▸ Data shown:
---

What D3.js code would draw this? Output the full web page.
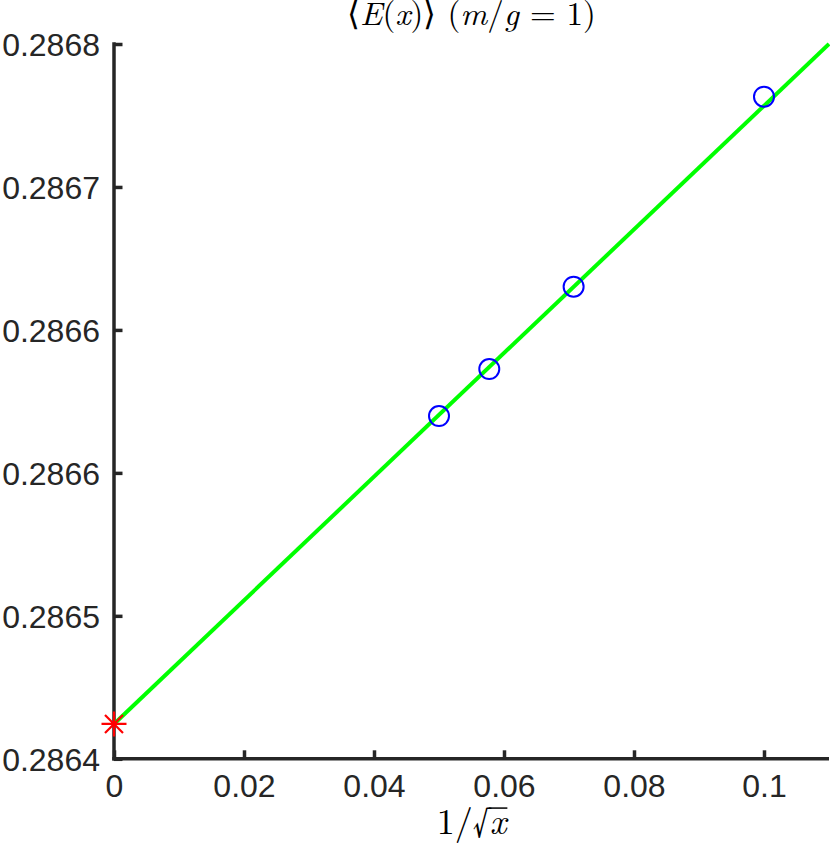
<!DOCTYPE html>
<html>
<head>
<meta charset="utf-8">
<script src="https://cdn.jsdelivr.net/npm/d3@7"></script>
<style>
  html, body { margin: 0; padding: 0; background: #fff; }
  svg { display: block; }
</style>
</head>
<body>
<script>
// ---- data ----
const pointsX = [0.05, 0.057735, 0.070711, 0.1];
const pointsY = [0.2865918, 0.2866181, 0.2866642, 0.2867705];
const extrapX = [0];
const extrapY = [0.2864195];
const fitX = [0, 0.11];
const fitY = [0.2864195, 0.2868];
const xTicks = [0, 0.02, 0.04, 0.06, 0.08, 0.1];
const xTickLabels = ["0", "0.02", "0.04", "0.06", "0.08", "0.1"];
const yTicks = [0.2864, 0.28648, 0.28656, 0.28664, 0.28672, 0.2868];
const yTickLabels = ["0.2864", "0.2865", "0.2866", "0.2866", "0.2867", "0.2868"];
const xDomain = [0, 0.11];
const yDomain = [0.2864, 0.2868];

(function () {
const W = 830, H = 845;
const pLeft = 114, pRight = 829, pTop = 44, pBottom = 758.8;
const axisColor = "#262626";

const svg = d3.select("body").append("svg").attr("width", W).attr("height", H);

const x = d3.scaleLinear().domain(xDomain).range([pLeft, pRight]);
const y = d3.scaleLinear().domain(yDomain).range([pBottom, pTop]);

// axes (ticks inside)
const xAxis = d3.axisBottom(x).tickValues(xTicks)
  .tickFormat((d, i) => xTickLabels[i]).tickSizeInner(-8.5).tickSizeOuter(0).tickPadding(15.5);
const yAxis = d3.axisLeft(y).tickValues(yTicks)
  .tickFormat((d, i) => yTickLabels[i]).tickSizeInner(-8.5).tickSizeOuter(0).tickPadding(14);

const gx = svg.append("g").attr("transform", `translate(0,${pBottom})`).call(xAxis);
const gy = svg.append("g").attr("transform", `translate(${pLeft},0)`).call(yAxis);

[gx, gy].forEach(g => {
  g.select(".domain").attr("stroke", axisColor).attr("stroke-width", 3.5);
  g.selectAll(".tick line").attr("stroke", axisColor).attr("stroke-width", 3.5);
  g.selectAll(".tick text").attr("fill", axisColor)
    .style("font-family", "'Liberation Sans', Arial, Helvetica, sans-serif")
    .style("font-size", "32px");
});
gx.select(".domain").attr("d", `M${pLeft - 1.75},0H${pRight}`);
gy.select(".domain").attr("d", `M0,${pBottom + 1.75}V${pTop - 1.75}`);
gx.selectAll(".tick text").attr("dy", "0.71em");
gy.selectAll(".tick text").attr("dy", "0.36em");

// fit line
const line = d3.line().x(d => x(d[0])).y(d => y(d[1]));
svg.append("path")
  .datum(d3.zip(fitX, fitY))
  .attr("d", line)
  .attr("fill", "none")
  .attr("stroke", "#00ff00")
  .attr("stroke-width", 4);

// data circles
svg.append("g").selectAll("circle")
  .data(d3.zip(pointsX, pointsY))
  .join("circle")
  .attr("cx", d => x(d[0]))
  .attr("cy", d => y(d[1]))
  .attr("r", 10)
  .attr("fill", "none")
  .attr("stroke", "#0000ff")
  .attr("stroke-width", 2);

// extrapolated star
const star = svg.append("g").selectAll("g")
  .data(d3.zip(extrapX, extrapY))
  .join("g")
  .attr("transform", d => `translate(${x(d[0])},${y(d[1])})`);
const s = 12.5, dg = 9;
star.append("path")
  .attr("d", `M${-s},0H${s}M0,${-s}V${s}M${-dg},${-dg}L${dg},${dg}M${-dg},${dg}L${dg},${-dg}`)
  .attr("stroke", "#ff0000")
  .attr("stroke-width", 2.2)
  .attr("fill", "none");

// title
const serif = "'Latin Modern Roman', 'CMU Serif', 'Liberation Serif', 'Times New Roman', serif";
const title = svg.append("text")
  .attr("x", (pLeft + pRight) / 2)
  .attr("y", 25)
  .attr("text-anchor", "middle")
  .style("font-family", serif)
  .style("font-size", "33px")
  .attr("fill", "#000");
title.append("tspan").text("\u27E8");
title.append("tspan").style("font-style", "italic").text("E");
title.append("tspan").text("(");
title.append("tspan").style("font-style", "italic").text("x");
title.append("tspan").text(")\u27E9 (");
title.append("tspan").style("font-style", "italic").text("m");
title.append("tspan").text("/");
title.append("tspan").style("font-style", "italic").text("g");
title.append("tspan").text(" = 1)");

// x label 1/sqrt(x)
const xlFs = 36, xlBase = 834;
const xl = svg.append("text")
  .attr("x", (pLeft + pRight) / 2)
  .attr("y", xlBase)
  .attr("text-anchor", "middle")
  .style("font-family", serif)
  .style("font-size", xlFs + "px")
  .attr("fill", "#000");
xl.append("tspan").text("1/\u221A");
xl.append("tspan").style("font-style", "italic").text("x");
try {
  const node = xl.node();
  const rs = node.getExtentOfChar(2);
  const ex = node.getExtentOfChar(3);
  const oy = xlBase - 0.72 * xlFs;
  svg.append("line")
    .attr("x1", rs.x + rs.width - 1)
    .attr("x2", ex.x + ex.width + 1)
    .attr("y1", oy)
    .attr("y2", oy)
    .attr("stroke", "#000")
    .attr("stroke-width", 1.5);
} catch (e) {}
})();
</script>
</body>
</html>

---

▸ Task prompt: Reproduce the listing word for word and omit its pictures.

▸ Exercise response:
What D3.js code would draw this? Output the full web page.
<!DOCTYPE html>
<html>
<head>
<meta charset="utf-8">
<script src="https://cdn.jsdelivr.net/npm/d3@7"></script>
<style>
  html, body { margin: 0; padding: 0; background: #fff; }
  svg { display: block; }
</style>
</head>
<body>
<script>
// ---- data ----
const pointsX = [0.05, 0.057735, 0.070711, 0.1];
const pointsY = [0.2865918, 0.2866181, 0.2866642, 0.2867705];
const extrapX = [0];
const extrapY = [0.2864195];
const fitX = [0, 0.11];
const fitY = [0.2864195, 0.2868];
const xTicks = [0, 0.02, 0.04, 0.06, 0.08, 0.1];
const xTickLabels = ["0", "0.02", "0.04", "0.06", "0.08", "0.1"];
const yTicks = [0.2864, 0.28648, 0.28656, 0.28664, 0.28672, 0.2868];
const yTickLabels = ["0.2864", "0.2865", "0.2866", "0.2866", "0.2867", "0.2868"];
const xDomain = [0, 0.11];
const yDomain = [0.2864, 0.2868];

(function () {
const W = 830, H = 845;
const pLeft = 114, pRight = 829, pTop = 44, pBottom = 758.8;
const axisColor = "#262626";

const svg = d3.select("body").append("svg").attr("width", W).attr("height", H);

const x = d3.scaleLinear().domain(xDomain).range([pLeft, pRight]);
const y = d3.scaleLinear().domain(yDomain).range([pBottom, pTop]);

// axes (ticks inside)
const xAxis = d3.axisBottom(x).tickValues(xTicks)
  .tickFormat((d, i) => xTickLabels[i]).tickSizeInner(-8.5).tickSizeOuter(0).tickPadding(15.5);
const yAxis = d3.axisLeft(y).tickValues(yTicks)
  .tickFormat((d, i) => yTickLabels[i]).tickSizeInner(-8.5).tickSizeOuter(0).tickPadding(14);

const gx = svg.append("g").attr("transform", `translate(0,${pBottom})`).call(xAxis);
const gy = svg.append("g").attr("transform", `translate(${pLeft},0)`).call(yAxis);

[gx, gy].forEach(g => {
  g.select(".domain").attr("stroke", axisColor).attr("stroke-width", 3.5);
  g.selectAll(".tick line").attr("stroke", axisColor).attr("stroke-width", 3.5);
  g.selectAll(".tick text").attr("fill", axisColor)
    .style("font-family", "'Liberation Sans', Arial, Helvetica, sans-serif")
    .style("font-size", "32px");
});
gx.select(".domain").attr("d", `M${pLeft - 1.75},0H${pRight}`);
gy.select(".domain").attr("d", `M0,${pBottom + 1.75}V${pTop - 1.75}`);
gx.selectAll(".tick text").attr("dy", "0.71em");
gy.selectAll(".tick text").attr("dy", "0.36em");

// fit line
const line = d3.line().x(d => x(d[0])).y(d => y(d[1]));
svg.append("path")
  .datum(d3.zip(fitX, fitY))
  .attr("d", line)
  .attr("fill", "none")
  .attr("stroke", "#00ff00")
  .attr("stroke-width", 4);

// data circles
svg.append("g").selectAll("circle")
  .data(d3.zip(pointsX, pointsY))
  .join("circle")
  .attr("cx", d => x(d[0]))
  .attr("cy", d => y(d[1]))
  .attr("r", 10)
  .attr("fill", "none")
  .attr("stroke", "#0000ff")
  .attr("stroke-width", 2);

// extrapolated star
const star = svg.append("g").selectAll("g")
  .data(d3.zip(extrapX, extrapY))
  .join("g")
  .attr("transform", d => `translate(${x(d[0])},${y(d[1])})`);
const s = 12.5, dg = 9;
star.append("path")
  .attr("d", `M${-s},0H${s}M0,${-s}V${s}M${-dg},${-dg}L${dg},${dg}M${-dg},${dg}L${dg},${-dg}`)
  .attr("stroke", "#ff0000")
  .attr("stroke-width", 2.2)
  .attr("fill", "none");

// title
const serif = "'Latin Modern Roman', 'CMU Serif', 'Liberation Serif', 'Times New Roman', serif";
const title = svg.append("text")
  .attr("x", (pLeft + pRight) / 2)
  .attr("y", 25)
  .attr("text-anchor", "middle")
  .style("font-family", serif)
  .style("font-size", "33px")
  .attr("fill", "#000");
title.append("tspan").text("\u27E8");
title.append("tspan").style("font-style", "italic").text("E");
title.append("tspan").text("(");
title.append("tspan").style("font-style", "italic").text("x");
title.append("tspan").text(")\u27E9 (");
title.append("tspan").style("font-style", "italic").text("m");
title.append("tspan").text("/");
title.append("tspan").style("font-style", "italic").text("g");
title.append("tspan").text(" = 1)");

// x label 1/sqrt(x)
const xlFs = 36, xlBase = 834;
const xl = svg.append("text")
  .attr("x", (pLeft + pRight) / 2)
  .attr("y", xlBase)
  .attr("text-anchor", "middle")
  .style("font-family", serif)
  .style("font-size", xlFs + "px")
  .attr("fill", "#000");
xl.append("tspan").text("1/\u221A");
xl.append("tspan").style("font-style", "italic").text("x");
try {
  const node = xl.node();
  const rs = node.getExtentOfChar(2);
  const ex = node.getExtentOfChar(3);
  const oy = xlBase - 0.72 * xlFs;
  svg.append("line")
    .attr("x1", rs.x + rs.width - 1)
    .attr("x2", ex.x + ex.width + 1)
    .attr("y1", oy)
    .attr("y2", oy)
    .attr("stroke", "#000")
    .attr("stroke-width", 1.5);
} catch (e) {}
})();
</script>
</body>
</html>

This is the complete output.